International and local private media have lately been awash with reports of Zimbabwe exporting “baby elephants” overseas and activists have been denouncing the development as an exercise in cruelty to the animals. But the stories have assumed a somewhat familiar streak, as well: the bigger picture now seems to be a deliberate ploy to deny Zimbabwe the exploitation of its natural resources in this case selling jumbos that are over-populated in the country. Our Political Editor Tichaona Zindoga (TZ) caught up with the Zimbabwe Parks and Wildlife Management Authority’s Director- General Edson Chidziya (EC) to get down to the bottom of the issue . . .
There has been a lot of hullabaloo in the past few months over the export of elephants by Zimbabwe. May you enlighten us why, how and where the elephants are sold?
The recent national census of elephants established that Zimbabwe has more than 80 000 elephants found in four major ranges of northwest Matabeleland, Sebungwe, Zambezi Valley and Gonarezhou. This figure is well above the recommended ecological carrying capacity of 45 000 elephants with northwest Matabeleland and Gonarezhou populations having excess animals. The estimated population of elephants in northwest Matabeleland, which incorporates Hwange National Park, is 53 949 animals and this is above the ecological carrying capacity of approximately 15 000 elephants.
This means that there is an excess of over 30 000 elephants that are being held in Hwange National Park and are available for relocation to areas within the country and export to other countries. This results in habitat degradation creating serious ecological, financial and socio-economic challenges to the elephant range areas.
On the other hand, elephants come into direct conflict with local communities in adjacent areas as they destroy vegetation, crops, and infrastructure and even kill people under various circumstances.
Zimbabwe is guided by appropriate management principles to enable the sustainable conservation of elephants in accordance with acceptable international standards. In order to deal with this problem of excess elephants there are few acceptable options available. Culling is one such management option to keep the population within the ecological carrying capacity and has not been implemented for quite some time in the face of excessive criticism from animal welfare groups.
However, Zimbabwe continues to incur huge costs at the local level in terms of artificial water supply, law enforcement and habitat degradation.
Zimbabwe as a responsible global citizen sensitive to the plight of the species continues to implement the various population management options such as live off-take. Although animal rights groups would obviously suggest that it is immoral to take the lives of animals, but it may be equally immoral to condemn animals to death by starvation having created the conditions which cause them to destroy their habitats.
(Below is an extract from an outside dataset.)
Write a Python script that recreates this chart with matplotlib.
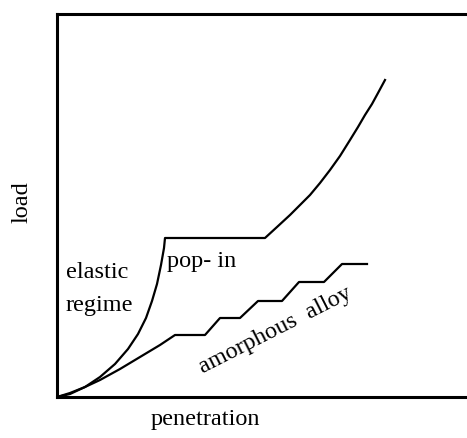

Zimbabwe is a party to the Convention on International Trade in Endangered Species of Wild Flora and Fauna (CITES) since 1982 and is guided by provisions of CITES. The population of the African elephant (Loxodonta africana) of Zimbabwe is included in Appendix II with an annotation that specifically allows for “trade in live animals to appropriate and acceptable destinations” based on conditions outlined in the convention. All exports from Zimbabwe fully complied with all the conditions and provisions of CITES as required.
There has been a particular focus on “baby” elephants which campaigners are saying are being ripped from their mothers can you enlighten us on the ages calves are ready for export and why in fact calves are preferred?
All ages of excess elephants are available for capture and relocation from the areas where they are locally over abundant. Targeting a particular age segment of a population for capture and translocation is important as a management approach, primarily for several reasons. The current management approach is to reduce the number of future breeding animals before they are recruited into the reproductive segment, arresting population growth.
The young sub-adult animals are a target for translocation as they easily adapt to new environments and are easier to handle due to their small size and better tolerance of humans than adult animals. All captured animals were about five years old and are generally able to fully fend for themselves.
But is Zimbabwe not being insensitive, sending calves to far away zoos?
Chimelong Safari Park in southern China’s Guangdong Province is the destination for the elephants qualified as a safe and acceptable destination after the rigorous due process mentioned before was followed. The Chinese CITES management and scientific authorities assured us that elephants will be kept in a free range setting and that none of the elephants will be used for performances in this safari park. The elephants were accompanied and closely monitored by Zimbabwe wildlife experts until they are well settled in China
Some activists have approached US courts to intervene and save sales of “baby” elephants. Does the US have jurisdiction in that matter?
There is nothing illegal about the sale of elephants to China as it is within the provisions of the CITES Convention. Furthermore, the US does not have jurisdiction over trade transaction involving two CITES parties that are trading legally. There is an annotation to the Appendix II listing of Zimbabwe’s African elephant population that specifically allows for “trade in live animals to appropriate and acceptable destinations”. Therefore, international trade in specimens of African elephants from Zimbabwe (including live animals) is allowed by the Convention.